Fue cochero, futbolista, administrador, vulcanizador, mecánico y taxista. Y -como si fuera poco- en sus tiempos libres se arrancaba nada menos que a remar, ofreciéndose gratuitamente a los pescadores cuando entrar al mar era toda una odisea. Todo ello, escondido de sus padres, quienes le tenían prohibido navegar porque no sabía nadar.
Estamos hablando de Sergio Pacheco Arzola, uno de los hijos del matrimonio Pacheco Arzola. Nació en febrero de 1922. Se casó ya maduro con Marta Urzúa Quezada con la cual tuvo siete hijos. Dos mujeres y cinco varones.

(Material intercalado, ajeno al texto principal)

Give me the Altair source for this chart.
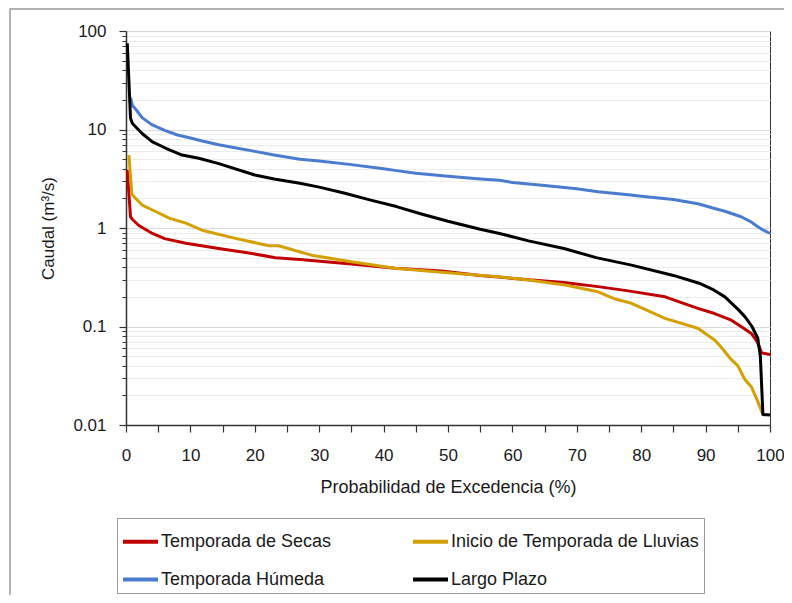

A muy temprana edad se inició en el trabajo en la empresa familiar de carruajes, junto a sus hermanos en el servicio turístico en temporada veraniega. Tras un paréntesis para cumplir con el servicio militar, ingresa a trabajar en la Hacienda San Antonio de Petrel, propiedad en esos años del Dr. Eugenio Suárez Herreros, ganándose rápidamente su confianza llegando a desempeñarse en corto tiempo como Llavero responsable de la planta ubicada en Los Robles, que era el centro de operaciones más importante de esa extensa Hacienda, de alta actividad y productividad de muchos productos agrícolas y ganadera de la zona.
Pese a estar bien conceptuado, Sergio Pacheco decide hacia finales de los ’50 instalarse en Pichilemu -en la propiedad de sus padres, en Ángel Gaete, a pasos del edificio municipal- con un Taller de Vulcanización. Y es el propio dueño de la Hacienda quien lo alienta y respalda en ese paso, que fue muy auspicioso por cuanto no existía ese servicio -sobre todo en verano- y era común -como lo sigue haciendo hasta el día de hoy, la ocurrencia de “pinchazos”. Más adelante agregó el servicio de carga de baterías, de mecánica y de taxi al adquirir un automóvil.
Primero fue un Pontiac, año 1947, de dos puertas, de color gris, para pasar años más tarde a un Chevrolet del año ’51 de cuatro puertas, negro, el que trabajó hasta finales de los años ’70, donde lo fotografiamos junto a coches y carretones, a la espera de la llegada del tren.
Este auto, lo trabajó durante tres años consecutivos -de los 15 a los 18 años- su sobrino Manuel Pacheco Vargas, quien de esa manera -por una parte- permitía a su tío Sergio dedicarse más fuertemente a la vulcanización y a la mecánica. Y, él, a su vez, ayudarse en sus estudios en el Liceo de San Fernando. Esa experiencia y peripecias -sobre ruedas- ya la publicaremos próximamente.
En tanto don Sergio, seguía trabajándolo en el resto del año, de llamado, pues en el Taller de Vulcanización y Mecánica siempre había algo que hacer o seguir sacando “pannes”.
Don Sergio, trasladaría su Taller junto a su hogar en José Joaquín Aguirre esquina de Manuel Rodríguez, donde sus hijos siguieron adelante con el Taller, el que fue agregando a sus hijos Bruno -el mayor- y a dos más, entre ellos Héctor Luis, quien se quedó con la Vulcanización hasta hoy y donde, junto con atender solícitamente a su vasta clientela, se da el tiempo para dedicarse a la pintura con originales obras (con los clavos que saca de los neumáticos. Ver Nota aparte dedicada en categoría Cultura).